Who were some of the players who impressed you most and what was it like playing under Brett Quinlan?

It's very hard to individualise players from those years as we had a very good all round team. Sammy Ellis always made you walk taller and was one of the most physical players I have played with, Captain Dru Quinlan on his day could do almost anything and Mark Kennedy is the best big game player I have played with.


Brett was a very professional coach, I really enjoyed the style of footy he had us playing, he was a good communicator who knew how to get the best out of individual players and he managed the list well always timing our run into finals to perfection.


Who was your toughest opponent and how did the BFL standard compare with other leagues you have played in?

Any opponent that had leg speed. I wasn't the quickest in our backline, but I often got a smaller forward so the quicker players were always more challenging. Col Laurie from Sunbury was probably one that I can remember.


I played one season in the Geelong Football League which I found a little step up from the BFL. The cairns league was a step under the BFL and likewise the Mallee FL.


You were named on the wing to face Sunbury in the 2003 Grand Final. What do you remember of the game and the celebrations thereafter?

It was a fairly eventful game for me. I didn't perform as well as I would have liked. At the beginning of the game Ash Barker kicked a goal within the first 30 seconds and his peek a boo celebration started an all in brawl, out of all the fists that were being thrown (not by me!) me and my opponent got sent off for wrestling.


When I returned to the game Dean Lupson thought he would try and put his elbow through my jaw, he got reported and sent off but this also left me a bit dazed. I remember how undisciplined they were with Mark Power getting red carded standing on Kenno's face.


Sunbury actually had our measure early in the game even with 17 on the ground, but that actually took a toll on them and we overran them. The last quarter was a huge thrill and when we were up by over 30 points the last 5-10 minutes it was great to soak it all up. The celebrations as usual went for a fair while and were in true Redanie style!!


Aside from the premiership, what are some your other best memories of your time with the club?

What a great club it was to play with. How tight we were as a playing group and the friends I have made.
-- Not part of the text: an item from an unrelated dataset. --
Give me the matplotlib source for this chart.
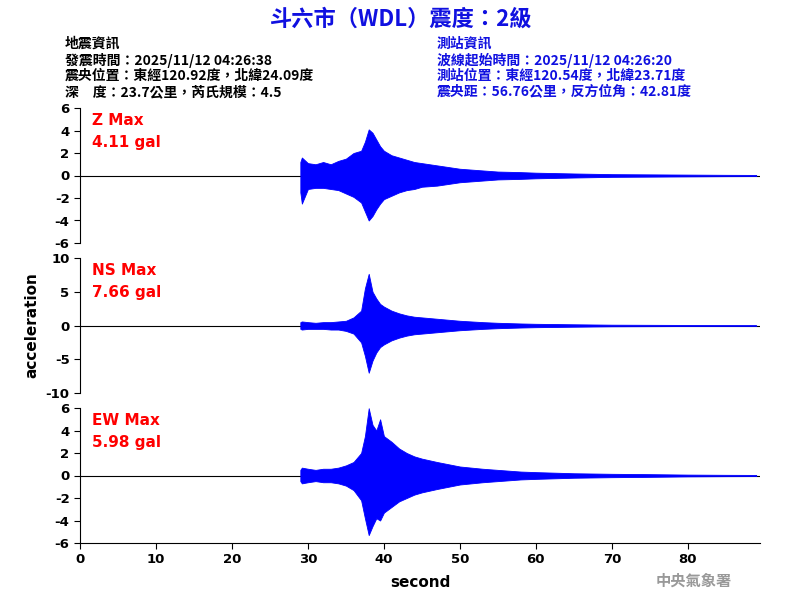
import matplotlib
matplotlib.use("Agg")
import matplotlib.pyplot as plt

plt.rcParams["font.family"] = ["DejaVu Sans", "Noto Sans CJK TC"]
plt.rcParams["axes.unicode_minus"] = False
CJK = ["Noto Sans CJK TC", "DejaVu Sans"]

# envelope of each trace, read per second from the picture
t = [29, 29.2, 30, 31, 32, 33, 34, 35, 36, 37, 37.5, 38, 38.5, 39, 39.5, 40, 41, 42, 43, 44, 45,
     47, 50, 53, 55, 58, 60, 65, 70, 75, 80, 85, 89]
z_up = [1.2, 1.6, 1.1, 1.0, 1.2, 1.0, 1.3, 1.5, 2.0, 2.2, 3.0, 4.1, 3.8, 3.2, 2.6, 2.2, 1.8, 1.6, 1.4,
        1.2, 1.1, 0.9, 0.6, 0.45, 0.35, 0.3, 0.25, 0.18, 0.12, 0.1, 0.08, 0.06, 0.05]
z_lo = [-1.5, -2.5, -1.2, -1.1, -1.1, -1.2, -1.3, -1.6, -1.9, -2.4, -3.2, -4.0, -3.6, -3.0, -2.5, -2.1,
        -1.8, -1.5, -1.3, -1.2, -1.0, -0.9, -0.6, -0.45, -0.35, -0.3, -0.25, -0.18, -0.12, -0.1, -0.08,
        -0.06, -0.05]
ns_up = [0.5, 0.6, 0.5, 0.4, 0.5, 0.5, 0.6, 0.7, 1.2, 2.2, 5.5, 7.66, 5.0, 4.0, 3.2, 2.8, 2.2, 1.8, 1.5,
         1.3, 1.2, 1.0, 0.7, 0.5, 0.4, 0.3, 0.25, 0.18, 0.12, 0.1, 0.08, 0.06, 0.05]
ns_lo = [-0.5, -0.6, -0.5, -0.5, -0.5, -0.6, -0.6, -0.8, -1.2, -2.5, -4.5, -7.0, -5.2, -4.0, -3.2, -2.8,
         -2.2, -1.8, -1.5, -1.3, -1.2, -1.0, -0.7, -0.5, -0.4, -0.3, -0.25, -0.18, -0.12, -0.1, -0.08,
         -0.06, -0.05]
ew_up = [0.5, 0.7, 0.6, 0.5, 0.6, 0.6, 0.7, 0.9, 1.2, 2.0, 3.5, 5.98, 4.5, 4.0, 5.0, 3.5, 3.0, 2.4, 2.0,
         1.7, 1.5, 1.2, 0.8, 0.6, 0.5, 0.35, 0.3, 0.2, 0.15, 0.12, 0.08, 0.06, 0.05]
ew_lo = [-0.5, -0.7, -0.6, -0.5, -0.6, -0.6, -0.7, -0.9, -1.3, -2.2, -3.8, -5.3, -4.5, -3.8, -4.0, -3.3,
         -2.8, -2.3, -2.0, -1.7, -1.5, -1.2, -0.8, -0.6, -0.5, -0.35, -0.3, -0.2, -0.15, -0.12, -0.08,
         -0.06, -0.05]

panels = [
    ("Z Max", "4.11 gal", z_up, z_lo, 6, [-6, -4, -2, 0, 2, 4, 6]),
    ("NS Max", "7.66 gal", ns_up, ns_lo, 10, [-10, -5, 0, 5, 10]),
    ("EW Max", "5.98 gal", ew_up, ew_lo, 6, [-6, -4, -2, 0, 2, 4, 6]),
]
boxes = [(0.595, 0.82), (0.345, 0.57), (0.095, 0.32)]

fig = plt.figure(figsize=(8, 6), dpi=100)
for i, ((name, peak, up, lo, lim, ticks), (b, top)) in enumerate(zip(panels, boxes)):
    ax = fig.add_axes([0.1, b, 0.85, top - b])
    ax.fill_between(t, lo, up, color="blue", linewidth=0.6, edgecolor="blue")
    ax.axhline(0, color="black", linewidth=0.8, zorder=0)
    ax.set_xlim(0, 89.5)
    ax.set_ylim(-lim, lim)
    ax.set_yticks(ticks)
    for s in ["top", "right"]:
        ax.spines[s].set_visible(False)
    ax.tick_params(labelsize=9.5, direction="out", length=4)
    for lbl in ax.get_yticklabels():
        lbl.set_fontweight("bold")
    ax.text(0.018, 0.96, name, transform=ax.transAxes, color="red", fontsize=11,
            fontweight="semibold", va="top")
    ax.text(0.018, 0.8, peak, transform=ax.transAxes, color="red", fontsize=11,
            fontweight="semibold", va="top")
    if i < 2:
        ax.spines["bottom"].set_visible(False)
        ax.set_xticks([])
    else:
        ax.set_xticks(range(0, 90, 10))
        for lbl in ax.get_xticklabels():
            lbl.set_fontweight("bold")
        ax.set_xlabel("second", fontsize=11, fontweight="bold", labelpad=6)

fig.text(0.04, 0.458, "acceleration", rotation=90, ha="center", va="center",
         fontsize=11, fontweight="bold")
fig.text(0.5, 0.968, "斗六市（WDL）震度：2級", ha="center", va="center", color="#1010e0",
         fontsize=16, fontweight="bold", family=CJK)
left = ["地震資訊", "發震時間：2025/11/12 04:26:38", "震央位置：東經120.92度，北緯24.09度",
        "深　度：23.7公里，芮氏規模：4.5"]
right = ["測站資訊", "波線起始時間：2025/11/12 04:26:20", "測站位置：東經120.54度，北緯23.71度",
         "震央距：56.76公里，反方位角：42.81度"]
for k, (a, c) in enumerate(zip(left, right)):
    y = 1 - (44 + 16 * k) / 600
    fig.text(0.081, y, a, color="black", fontsize=10, fontweight="bold", va="center", family=CJK)
    fig.text(0.546, y, c, color="#1010e0", fontsize=10, fontweight="bold", va="center", family=CJK)
fig.text(0.82, 0.033, "中央氣象署", color="#999999", fontsize=11, fontweight="bold", va="center",
         family=CJK)

fig.savefig("out.png")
You’ve moved around quite a bit since leaving Redan playing with Geelong West/St Peters, Beulah and Cairns. What have been some of the highlights along the way?
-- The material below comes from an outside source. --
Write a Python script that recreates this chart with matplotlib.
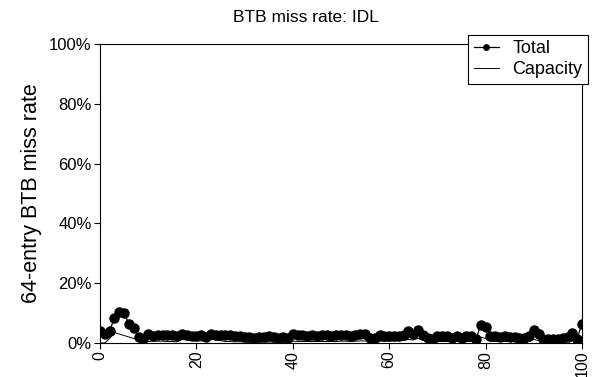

Senior Premierships with Beulah 2005, Cairns Saints in 2008 and 2009. Making new friends at all those clubs. Playing 200 club games for my home club at Beulah.


Matthew Walsh recently commented on the strong Redan influence at the Cairns Saints. Describe your time at Cairns and what makes it such an enjoyable place to play footy?

Cairns was a great place to play footy due to the weather and the club environment. The Cairns Saints as a club had a lot of similarities to Redan being very strong on the field and also off the field, it was very much like a family away from home. There was always something entertaining or touristy to do in Cairns when not playing footy.


Tell us about your time coaching the young indigenous side in Cairns you mentioned some years ago on the Redan website. Did any of these players make it to AFL?

There was a lot of raw talent and a number of kids who had a lot of potential. The challenge was nurturing that talent and trying to teach them the commitment that was required to make it. We had one student who was representing the Australian indigenous U'15 team and should have made it. He went home to his family one holidays and never returned!


At the Cairns Saints in 2007 we had a lad named Charlie Dixon who was our second string ruckman as a 16 year old, he now plays with Port Adelaide.


Who are some of the other great coaches who most influenced you as a player and coach?

I've had a number of good coaches over the years. The most influential on my playing would be Nigel Allen, Brett Quinlan, Shane Snibson and Kenno. As a coach I have also used a number of things that I learnt from them, which I believe made us successful.


Where are you living these days and are you still teaching?

Living in Horsham and teaching at St Brigid's College.


Are you still having a kick and coaching?

I am currently a bench coach for the Southern Mallee Giants (Previously Beulah and Hopetoun footy clubs). I am still having a kick predominantly in the twos.


Quite a few of the interviews for this site are featuring coaches with a teaching background. What do you make of former teacher Brendon Bolton’s rise to AFL Senior Coach without having played AFL? Is the AFL missing out on something due to most coaches being past players (and full time professionals) with no time for a second career such as teaching?

Its not a big surprise to see former teachers coaching. Obviously as a teacher you need to be able to communicate to a variety of personalities which can be an advantage in coaching and a skill that not all ex players would have. Also with the professionalism of the AFL now, teaching of game plan's etc become very important.


I am seeing an increase in the number of ex teachers working at clubs. One of my Uni lecturer's Ray Breed currently works at North Melbourne and another I know Chris Maple is involved at the Bulldogs.


Describe the some of the biggest challenges of being a playing coach?

Not being able to see everything that is happening, you need to have some good bench coaches which you have a lot of trust in. You are also unable to fully focus on your own performance.


What is the best piece of advice you were given as a junior?

You get out of it what you put in, have fun and enjoy it!